Un ami m’envoie un texto : « As-tu vu que le Forum des Images (de Paris) lance le festival de film LGBT ? ». Ben, non. Petit tour d’Internet, et là j’hallucine : samedi, est programmé « Apparence féminine ».
Ce film de Richard Rein, sorti en 1979, a marqué ma vie de jeune adulte : il m’a révélé une dimension de genre, d’être, de désir peut-être qui me travaillait depuis quelques années, en bon adolescent post-soixante-huitard, ayant vu les années de développement de la revendication sexuelle (dont le Front Homosexuel d’Action Révolutionnaire FHAR), mais très introverti.
Donc, à moins de 25 ans, en vie de couple avec la future mère de mon enfant, connaissant depuis plusieurs années mon attirance pour les hommes, je découvre ce documentaire, qui, 32 ans après, reste largement vivace dans ma mémoire. Surtout, je retrouve le climat qui me submerge d’émotions, les impressions sont restées intactes.
J’ai insisté pour emmener mon chéri, qui était tout juste né lors de la parution du film.
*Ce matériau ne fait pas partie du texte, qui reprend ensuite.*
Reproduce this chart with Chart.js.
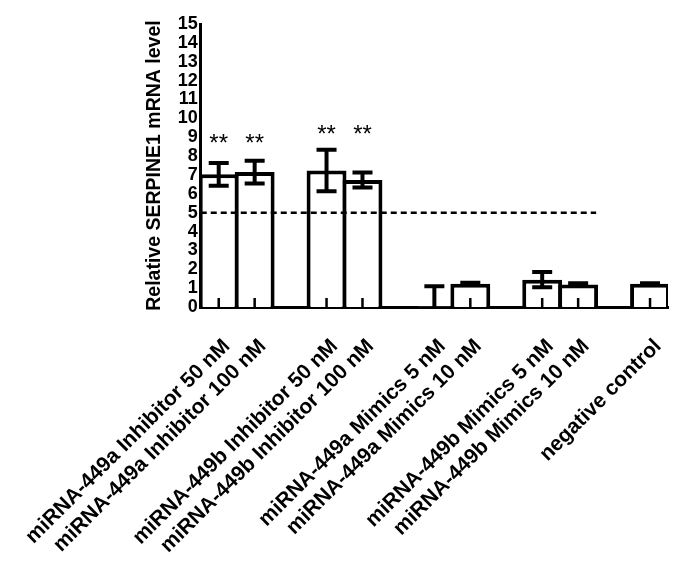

Je ne pensais pas que nous vivrions un moment d’une telle intensité?: en plus de l’histoire rocambolesque d’une bobine retrouvée par hasard 3 décennies après dans le cinéma qui l’avait diffusée, l’organisatrice explique comment au visionnage, d’emblée, la décision a été prise de l’inclure dans la programmation du festival, malgré la qualité un peu dégradée, car toute la pellicule baigne dans une dominante rougeâtre.
Mais surtout, elle présente Dominique, née Jean-Paul, sujet du documentaire, et le réalisateur, avec nous dans la salle. Incroyable, impensable.
Les 80 minutes écoulées (ne comptez pas sur moi pour retranscrire l’indicible, le cheminement, les photos, les doutes et les affirmations, la beauté de Dominique), le débat s’instaure, lancé par cette dernière qui se trouve immature à l’écran ? certainement pas’! Tâtonnante, oui, et rayonnante aussi. Hélène est aussi dans la salle, elle que j’ai déjà « repérée » dans les marches des fiertés et de l’Existrans, qui, complice de l’héroïne dans le film, s’emporte contre les aspects datés de certains concepts.
Pas d’accord pour exagérer les faiblesses de l’œuvre. Bien sûr, 30 ans après, le tournage serait différent, moins statique, des maladresses seraient gommées, tel propos serait plus ouvert.
Mais une alchimie moderne et durable s’est produite : partant des restes de pesanteur d’une vie de jeune angoissé et taiseux, j’ai pu notamment grâce à ce film élargir le champ du possible, ouvrir l’horizon de la vraie vie à une époque où il a fait œuvre de pionnier ( Un autre film contemporain était sorti, que j’avais également vu, « Comme une femme » ; dans mon souvenir, sa qualité était moindre que celle du présent documentaire), construire ou contribuer à construire ma personnalité.
Le cheminement a été fait de grands bonheurs, parsemés d’embûches et de coups durs. Le film montre deux personnages secondaires (deux hommes’) tous deux maintenant décédés, apprendrai-je lors du débat, dont l’un du SIDA. Car ces années sont aussi passées par là, et ont congelé dans le glacis des ravages de la maladie certaines avancées, favorisant le repli frileux ou égoïste. Car, plus près, ma dernière compagne a succombé au cancer.
Mais si je vis aujourd’hui un grand amour, une relation entière, une plénitude inespérée, une affirmation de soi de plus en plus ouverte, un chant du possible sans cesse renouvelé, ce film y a directement contribué, comme bien sûr les relations nouées et dénouées, les joies de la paternité (et de la grand-paternité), le soutien des confidentes et confidents.
Dominique, Richard, Hélène et les autres, vous avez été des passeuses et des passeurs. Sans vous mes ailes auraient été différentes, ma démarche aurait été plus claudicante.
Et cela, c’est inestimable. Merci à vous. Et à vous, à la programmation du festival, pour avoir retrouvé et fait connaître un trésor
Marie-Vie
NB : les deux protagonistes ont en projet de « compléter » ce documentaire avec une actualisation, plus tournée vers les pas complémentaires faits par Dominique, ses créations artistiques’ Hélène y participera-t-elle?? Ce serait super. Vous qui me lisez, guettez, et dès qu?il paraît, courez-y comme nous y courrons.